I also want to address a report that came out in one of those business blogs yesterday. I’m not even going to name it because I don’t want to send traffic their way. They said that I was close to naming Ray Carson to take over the company.
I cannot be more clear about this: I have not told anyone my final decision, because I have not made my final decision. Cloud is running fine and it’s got a board and managers and that ain’t gonna change. So, everyone, please show a little respect for me and my wishes and my family.
There’ll be an announcement about all of this soon enough.
PAXTON
There was a yell and a crash from the other side of the bullpen. Paxton looked up from the tablet screen, where he’d been familiarizing himself with the paperwork for various incidents in and around Cloud—what you have to fill out when someone gets injured, when something gets stolen, when someone dies—and peeked over the wall of his cubicle.
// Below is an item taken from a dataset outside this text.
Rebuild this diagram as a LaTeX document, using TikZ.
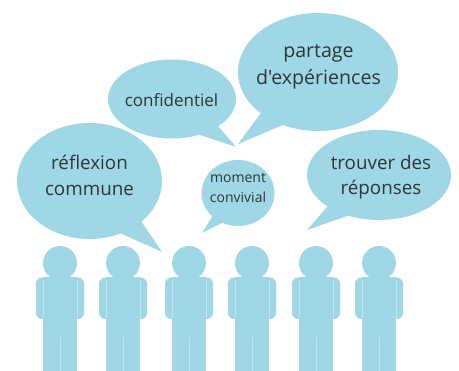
\documentclass[tikz,border=0pt]{standalone}
\usepackage{fontspec}
\newfontfamily\opensans{Open Sans}
\definecolor{bubble}{HTML}{9FD7E6}
\definecolor{seam}{HTML}{C4E6EF}
\definecolor{ink}{HTML}{2F3538}
\tikzset{
  bub/.style={fill=bubble,draw=none},
  seamline/.style={draw=seam,line width=0.6pt},
  huge/.style={text=ink,font=\opensans\fontsize{19.6}{27}\selectfont,align=center,inner sep=0pt},
  big/.style={text=ink,font=\opensans\fontsize{18.8}{25.5}\selectfont,align=center,inner sep=0pt},
  mid/.style={text=ink,font=\opensans\fontsize{17}{22}\selectfont,align=center,inner sep=0pt},
  small/.style={text=ink,font=\opensans\fontsize{14}{20}\selectfont,align=center,inner sep=0pt},
}
\newcommand{\bubbleshape}[8]{%
  \fill[bub] (#1,#2) ellipse [x radius=#3,y radius=#4];
  \fill[bub] (#5) -- (#6) -- (#7) -- (#8) -- cycle;}
\begin{document}
\begin{tikzpicture}[x=1pt,y=-1pt]
\useasboundingbox (0,0) rectangle (459,371);
\fill[white] (0,0) rectangle (459,371);
\bubbleshape{318}{72}{80}{59}{261,113}{238,144}{283,125}{318,72}
\bubbleshape{172}{99}{64}{39.5}{218,126}{236,147}{200,135}{172,99}
\bubbleshape{89.5}{181}{72.5}{58}{141,221}{162,252}{120,233}{89,181}
\bubbleshape{238}{193}{36.5}{33}{212,217}{202,233}{222,223}{238,193}
\bubbleshape{379}{175}{72}{45}{327,207}{307,230}{347,216}{379,175}
\node[huge] (partage) at (318.5,67) {partage\\d'expériences};
\node[mid] (conf) at (171.5,100) {confidentiel};
\node[big] (reflexion) at (89.5,175.5) {réflexion\\commune};
\node[small] (moment) at (238,187.5) {moment\\convivial};
\node[big] (trouver) at (381,177) {trouver des\\réponses};
\foreach \px in {60,123,189,252,316,379}{
  \begin{scope}[shift={(\px,0)}]
    \fill[bub] (0,263) circle (17);
    \fill[bub,rounded corners=6pt] (-24,277.5) rectangle (24,319);
    \fill[bub] (-17,277) rectangle (17,371);
    \draw[seamline] (-17,280) -- (-17,318);
    \draw[seamline] (17,280) -- (17,318);
    \draw[seamline] (0,337) -- (0,371);
  \end{scope}
}
\end{tikzpicture}
\end{document}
He found a half dozen blues wrestling with a green. The green was all bone and sinew, with a ratty beard that went down to his belly button. He was trying to get away from the others, until a slender blue with a buzz cut dove out of the crowd and clocked him across the jaw.
The guy with the beard went down hard, and the figure spat, “That’s right!”
Paxton couldn’t tell if it was a man or a woman. The register of the voice seemed to read woman, but the slight body, the efficiently short haircut, the lack of curvature, read more as a young man.
After a moment he realized the person had turned away from the man lying on the floor and was coming toward him, and then they were at the cubicle and asked, “You Paxton? I’m Dakota.”r />
The name didn’t help, but then Paxton noticed the smooth curve of throat where there could have been an Adam’s apple and wasn’t.
He stood, shook her hand. The band of her watch was black leather with metal studs set around the circumference.
“Nice to meet you,” Paxton said.
“I would hope so,” she said, throwing up an eyebrow. “I’m your new partner. Let’s go take a walk.”
Dakota made a tight turn on her heel and stalked off. Paxton jogged to catch up and fell in step behind her as they left the bullpen, walking into the blank polished concrete hallways of Admin.
“What’s with the pile-on?”
It took her a minute to remember, like the burst of violence had been a passing gesture, something easily forgotten. “Guy was running a rub-and-tug out of one of the massage joints.”
“You hit him pretty hard.”
“That bother you?”
“Only if he didn’t deserve it.”
She laughed. “Some of the girls weren’t exactly doing it voluntarily, so what do you think?”